Today, we face a double challenge of climate change and an energy crisis. But the ultimate solution might be closer than we think: a technology that replicates the power of the Sun here on Earth. This is the promise of nuclear fusion energy.

Unlimited Fuel and Safe Fusion Power

1. The Science of Fusion: Mass Defect and Einstein's Formula

Nuclear fusion energy is born from a phenomenon called mass defect. When light atomic nuclei, such as hydrogen isotopes, fuse to form a heavier nucleus, a tiny bit of their total mass disappears. This lost mass is converted into an immense amount of energy, as described by Einstein's famous equation: $E=m{c}^2$.

Here, E is energy, m is the lost mass, and c is the speed of light. Because the speed of light is so large ($3\times 10^8\text{m/s}$), and it's squared in the equation, even a minuscule amount of mass can release a colossal amount of energy.

2. Infinite Fuel and Inherent Safety

Nuclear fusion is considered the energy of the future for two key reasons: its infinite fuel source and its inherent safety.

• Infinite Fuel: The primary fuel for fusion, deuterium, is abundant in seawater. Just one liter of seawater contains enough deuterium to produce the energy equivalent of 300 liters of oil. The other fuel, tritium, is extremely rare on Earth but can be produced inside the fusion reactor itself by reacting lithium with neutrons. Lithium is also abundant, making fusion a virtually limitless energy source.

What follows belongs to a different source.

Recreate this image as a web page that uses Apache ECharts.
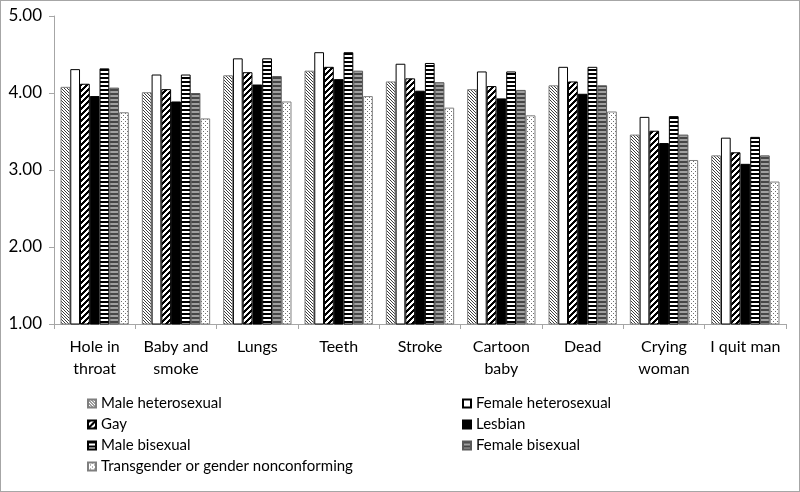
<!DOCTYPE html>
<html><head><meta charset="utf-8">
<script src="https://cdn.jsdelivr.net/npm/echarts@6/dist/echarts.min.js"></script>
<style>
html,body{margin:0;padding:0;background:#fff;}
#c{width:798px;height:490px;border:1px solid #a6a6a6;}
</style></head><body>
<div id="c"></div>
<script>
const categories = ['Hole in\nthroat','Baby and\nsmoke','Lungs','Teeth','Stroke','Cartoon\nbaby','Dead','Crying\nwoman','I quit man'];
const seriesNames = ['Male heterosexual','Female heterosexual','Gay','Lesbian','Male bisexual','Female bisexual','Transgender or gender nonconforming'];
const maleHetero   = [4.08, 4.01, 4.23, 4.29, 4.15, 4.05, 4.10, 3.46, 3.19];
const femaleHetero = [4.31, 4.24, 4.45, 4.53, 4.38, 4.28, 4.34, 3.69, 3.42];
const gay          = [4.12, 4.05, 4.27, 4.34, 4.19, 4.09, 4.15, 3.51, 3.23];
const lesbian      = [3.96, 3.89, 4.11, 4.18, 4.03, 3.93, 3.99, 3.35, 3.08];
const maleBi       = [4.32, 4.24, 4.45, 4.53, 4.39, 4.28, 4.34, 3.70, 3.43];
const femaleBi     = [4.07, 4.00, 4.22, 4.29, 4.14, 4.04, 4.10, 3.46, 3.19];
const trans        = [3.75, 3.67, 3.89, 3.96, 3.81, 3.71, 3.76, 3.13, 2.85];
const yTicks = [1, 2, 3, 4, 5];

function pixPattern(w, h, fn) {
  const c = document.createElement('canvas');
  c.width = w; c.height = h;
  const ctx = c.getContext('2d');
  const img = ctx.createImageData(w, h);
  for (let y = 0; y < h; y++) for (let x = 0; x < w; x++) {
    const col = fn(x, y);
    const i = (y * w + x) * 4;
    img.data[i] = col[0]; img.data[i+1] = col[1]; img.data[i+2] = col[2]; img.data[i+3] = 255;
  }
  ctx.putImageData(img, 0, 0);
  return { image: c, repeat: 'repeat' };
}
const W = [255,255,255], K = [0,0,0];
const patMaleHet = pixPattern(3, 3, (x, y) => ((x - y + 3) % 3 === 0) ? [60,60,60] : W);
const patGay = pixPattern(6, 6, (x, y) => ((x + y) % 6 < 3) ? K : W);
const patMaleBi = pixPattern(1, 4, (x, y) => (y < 2) ? K : W);
const patFemaleBi = pixPattern(1, 4, (x, y) => (y < 2) ? [70,70,70] : [160,160,160]);
const patTrans = pixPattern(4, 4, (x, y) => ((x === 0 && y === 0) || (x === 2 && y === 2)) ? [110,110,110] : W);

const styles = [
  { color: patMaleHet, borderColor: '#7f7f7f' },
  { color: '#ffffff', borderColor: '#000000' },
  { color: patGay, borderColor: '#000000' },
  { color: '#000000', borderColor: '#000000' },
  { color: patMaleBi, borderColor: '#000000' },
  { color: patFemaleBi, borderColor: '#595959' },
  { color: patTrans, borderColor: '#7f7f7f' }
];
const values = [maleHetero, femaleHetero, gay, lesbian, maleBi, femaleBi, trans];

const font = 'Lato, "Open Sans", sans-serif';
const chart = echarts.init(document.getElementById('c'), null, { renderer: 'canvas' });
const legendText = { fontFamily: font, fontSize: 15, color: '#000', lineHeight: 15 };
chart.setOption({
  animation: false,
  backgroundColor: '#ffffff',
  grid: { left: 53, right: 13, top: 15, bottom: 167 },
  xAxis: {
    type: 'category',
    data: categories,
    axisLine: { lineStyle: { color: '#a6a6a6' } },
    axisTick: { show: true, length: 5, lineStyle: { color: '#a6a6a6' } },
    axisLabel: { color: '#000', fontFamily: font, fontSize: 16, lineHeight: 22, margin: 12, interval: 0 }
  },
  yAxis: {
    type: 'value',
    min: 1, max: 5, interval: 1,
    splitLine: { show: false },
    axisLine: { show: true, lineStyle: { color: '#a6a6a6' } },
    axisTick: { show: true, length: 5, lineStyle: { color: '#a6a6a6' } },
    axisLabel: { color: '#000', fontFamily: font, fontSize: 17, margin: 12,
      formatter: v => yTicks.includes(v) ? v.toFixed(2) : '' }
  },
  legend: [
    { orient: 'vertical', left: 81, top: 390, itemWidth: 8, itemHeight: 8, itemGap: 6,
      icon: 'rect', selectedMode: false, textStyle: legendText,
      data: [seriesNames[0], seriesNames[2], seriesNames[4], seriesNames[6]] },
    { orient: 'vertical', left: 456, top: 390, itemWidth: 8, itemHeight: 8, itemGap: 6,
      icon: 'rect', selectedMode: false, textStyle: legendText,
      data: [seriesNames[1], seriesNames[3], seriesNames[5]] }
  ],
  series: seriesNames.map((n, i) => ({
    name: n,
    type: 'bar',
    data: values[i],
    barGap: '0%',
    barCategoryGap: '16%',
    itemStyle: { color: styles[i].color, borderColor: styles[i].borderColor, borderWidth: 1 }
  }))
});
</script>
</body></html>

• Inherent Safety: Unlike nuclear fission reactors, fusion reactors are safe from runaway chain reactions. The fusion reaction requires extremely specific conditions of over 100 million℃ and immense pressure. If anything goes wrong and these conditions are disrupted, the reaction simply stops immediately. Furthermore, fusion does not produce long-lived, high-level radioactive waste, and it emits no greenhouse gases, making it an ideal, clean energy source.

3. The Current State of Fusion Research

Scientists worldwide are working to make fusion a commercial reality. The key technological challenge is to confine the superheated plasma for an extended period. South Korea's KSTAR (Korea Superconducting Tokamak Advanced Research) device recently set a world record by sustaining a 100 million℃ plasma for 48 seconds, a major step forward.

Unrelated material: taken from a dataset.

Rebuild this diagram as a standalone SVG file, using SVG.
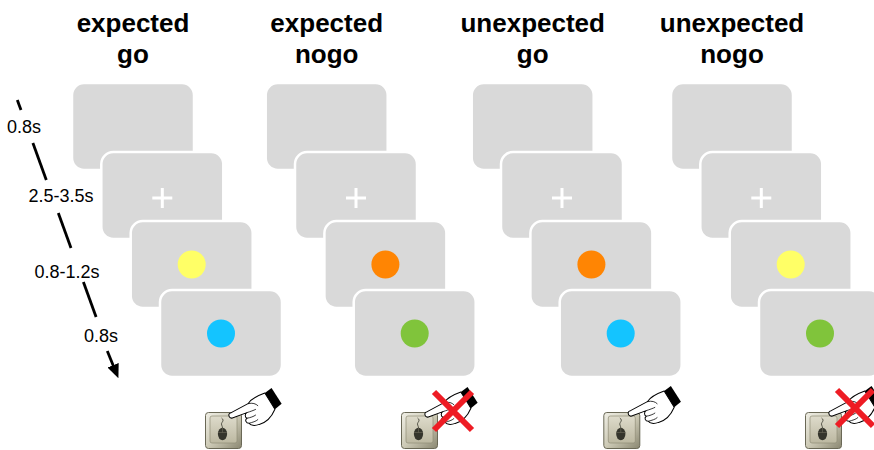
<svg xmlns="http://www.w3.org/2000/svg" xmlns:xlink="http://www.w3.org/1999/xlink" width="874" height="450" viewBox="0 0 874 450">
  <style>
    .title { font-family: "Liberation Sans", Arial, sans-serif; font-weight: bold; font-size: 26px; fill: #000; text-anchor: middle; }
    .time { font-family: "Liberation Sans", Arial, sans-serif; font-size: 18px; fill: #000; text-anchor: middle; }
    .scr { fill: #d9d9d9; stroke: #ffffff; stroke-width: 2.5; }
    .fix { stroke: #ffffff; stroke-width: 3; fill: none; }
    .yellow { fill: #ffff66; }
    .orange { fill: #ff8503; }
    .blue { fill: #14c4ff; }
    .green { fill: #80c43b; }
    .tl { stroke: #000; stroke-width: 2.8; fill: none; }
    .nox { stroke: #ee1c24; stroke-width: 6; fill: none; }
  </style>
  <defs>
    <marker id="arrow" markerUnits="userSpaceOnUse" markerWidth="14" markerHeight="12" viewBox="0 0 14 12" refX="1" refY="6" orient="auto">
      <path d="M0,0 L14,6 L0,12 Z" fill="#000"/>
    </marker>
    <linearGradient id="capOuter" x1="0" y1="0" x2="1" y2="1">
      <stop offset="0" stop-color="#f0efe6"/>
      <stop offset="0.5" stop-color="#cdcab6"/>
      <stop offset="1" stop-color="#8a8771"/>
    </linearGradient>
    <linearGradient id="capFace" x1="0" y1="0" x2="0" y2="1">
      <stop offset="0" stop-color="#dedbcb"/>
      <stop offset="1" stop-color="#bcb8a1"/>
    </linearGradient>
    <!-- key cap with a mouse glyph, top-left at 0,0 -->
    <g id="mouseKey">
      <rect x="0.5" y="0.5" width="36" height="36" rx="3" fill="url(#capOuter)" stroke="#6a6856" stroke-width="1"/>
      <rect x="5" y="4" width="27" height="27" rx="2" fill="url(#capFace)" stroke="#8f8c77" stroke-width="0.7"/>
      <path d="M17.5,16 C17.5,13.5 15.5,12.5 17,10.5 S18.5,7.5 16.5,6" stroke="#3a3a30" stroke-width="0.8" fill="none"/>
      <ellipse cx="17.5" cy="22" rx="4.6" ry="6.2" fill="#35352c"/>
      <path d="M13,20.5 H22 M17.5,16 V20.5" stroke="#6e6c5c" stroke-width="0.6"/>
    </g>
    <!-- pointing hand, fingertip at 0,0 -->
    <g id="hand">
      <path d="M0,0 C-0.5,-1.5 0.5,-2.8 2,-3 L17,-11 C19,-14 25,-18 32,-20.5 L41,-6 C38,1 33,6 27,7.5 C23,9 19,8.5 18,6.5 C15,6.5 14,3.5 16,2 C14,1 14,-2 16,-3 L3,1.8 C1.5,2.2 0.3,1.2 0,0 Z" fill="#ffffff" stroke="#000" stroke-width="0.9" stroke-linejoin="round"/>
      <path d="M17,-11 C21,-12 24,-11 26,-9 M18,6.5 C21,5.5 24,5 26,3 M16,2 C19,1.5 22,0.5 24,-1 M16,-3 C19,-4 22,-5 24,-6" stroke="#000" stroke-width="0.7" fill="none"/>
      <path d="M32,-20.5 L38,-25 L47,-11 L41,-6 Z" fill="#000"/>
    </g>
  </defs>

  <rect x="0" y="0" width="874" height="450" fill="#ffffff"/>

  <!-- time axis -->
  <g id="connectors">
    <path class="tl" d="M17.3,100 L21,110"/>
    <path class="tl" d="M32.9,143 L46.3,180"/>
    <path class="tl" d="M58.3,213 L71,248"/>
    <path class="tl" d="M83.4,282 L96.1,317"/>
    <path class="tl" d="M107.3,351 L113.5,366.2" marker-end="url(#arrow)"/>
  </g>
  <g id="durations">
    <text class="time" x="24" y="133">0.8s</text>
    <text class="time" x="61" y="202">2.5-3.5s</text>
    <text class="time" x="67" y="278">0.8-1.2s</text>
    <text class="time" x="101" y="342">0.8s</text>
  </g>

  <!-- condition 1 -->
  <g id="expected-go" transform="translate(72,0)">
    <text class="title" x="61" y="32">expected</text>
    <text class="title" x="61" y="63">go</text>
    <rect class="scr" x="0" y="83" width="122" height="87" rx="12"/>
    <rect class="scr" x="29.3" y="152" width="122" height="87" rx="12"/>
    <path class="fix" d="M80.3,198 H100.3 M90.3,188 V208"/>
    <rect class="scr" x="58.7" y="221" width="122" height="87" rx="12"/>
    <circle class="yellow" cx="119.7" cy="264.5" r="14"/>
    <rect class="scr" x="88" y="290" width="122" height="87" rx="12"/>
    <circle class="blue" cx="149" cy="333.5" r="14"/>
    <use xlink:href="#mouseKey" x="133" y="412"/>
    <use xlink:href="#hand" transform="translate(157,416) scale(1.12)"/>
  </g>

  <!-- condition 2 -->
  <g id="expected-nogo" transform="translate(265.7,0)">
    <text class="title" x="61" y="32">expected</text>
    <text class="title" x="61" y="63">nogo</text>
    <rect class="scr" x="0" y="83" width="122" height="87" rx="12"/>
    <rect class="scr" x="29.3" y="152" width="122" height="87" rx="12"/>
    <path class="fix" d="M80.3,198 H100.3 M90.3,188 V208"/>
    <rect class="scr" x="58.7" y="221" width="122" height="87" rx="12"/>
    <circle class="orange" cx="119.7" cy="264.5" r="14"/>
    <rect class="scr" x="88" y="290" width="122" height="87" rx="12"/>
    <circle class="green" cx="149" cy="333.5" r="14"/>
    <use xlink:href="#mouseKey" x="135.3" y="412"/>
    <use xlink:href="#hand" transform="translate(159.3,415) scale(1.12)"/>
    <path class="nox" d="M168.3,392 L206.3,430 M206.3,392 L168.3,430"/>
  </g>

  <!-- condition 3 -->
  <g id="unexpected-go" transform="translate(471.7,0)">
    <text class="title" x="61" y="32">unexpected</text>
    <text class="title" x="61" y="63">go</text>
    <rect class="scr" x="0" y="83" width="122" height="87" rx="12"/>
    <rect class="scr" x="29.3" y="152" width="122" height="87" rx="12"/>
    <path class="fix" d="M80.3,198 H100.3 M90.3,188 V208"/>
    <rect class="scr" x="58.7" y="221" width="122" height="87" rx="12"/>
    <circle class="orange" cx="119.7" cy="264.5" r="14"/>
    <rect class="scr" x="88" y="290" width="122" height="87" rx="12"/>
    <circle class="blue" cx="149" cy="333.5" r="14"/>
    <use xlink:href="#mouseKey" x="131.6" y="412"/>
    <use xlink:href="#hand" transform="translate(156.6,414) scale(1.12)"/>
  </g>

  <!-- condition 4 -->
  <g id="unexpected-nogo" transform="translate(671,0)">
    <text class="title" x="61" y="32">unexpected</text>
    <text class="title" x="61" y="63">nogo</text>
    <rect class="scr" x="0" y="83" width="122" height="87" rx="12"/>
    <rect class="scr" x="29.3" y="152" width="122" height="87" rx="12"/>
    <path class="fix" d="M80.3,198 H100.3 M90.3,188 V208"/>
    <rect class="scr" x="58.7" y="221" width="122" height="87" rx="12"/>
    <circle class="yellow" cx="119.7" cy="264.5" r="14"/>
    <rect class="scr" x="88" y="290" width="122" height="87" rx="12"/>
    <circle class="green" cx="149" cy="333.5" r="14"/>
    <use xlink:href="#mouseKey" x="134" y="412"/>
    <use xlink:href="#hand" transform="translate(158,414) scale(1.12)"/>
    <path class="nox" d="M166,390 L202,426 M202,390 L166,426"/>
  </g>
</svg>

Internationally, the ITER (International Thermonuclear Experimental Reactor) project is underway in France with participation from seven members, including South Korea, the U.S., China, Japan, Russia, India, and the EU. ITER aims to produce ten times more energy than it consumes, paving the way for commercial reactors. While many experts predict commercialization by the 2050s, rapid technological advancements could make it a reality even sooner.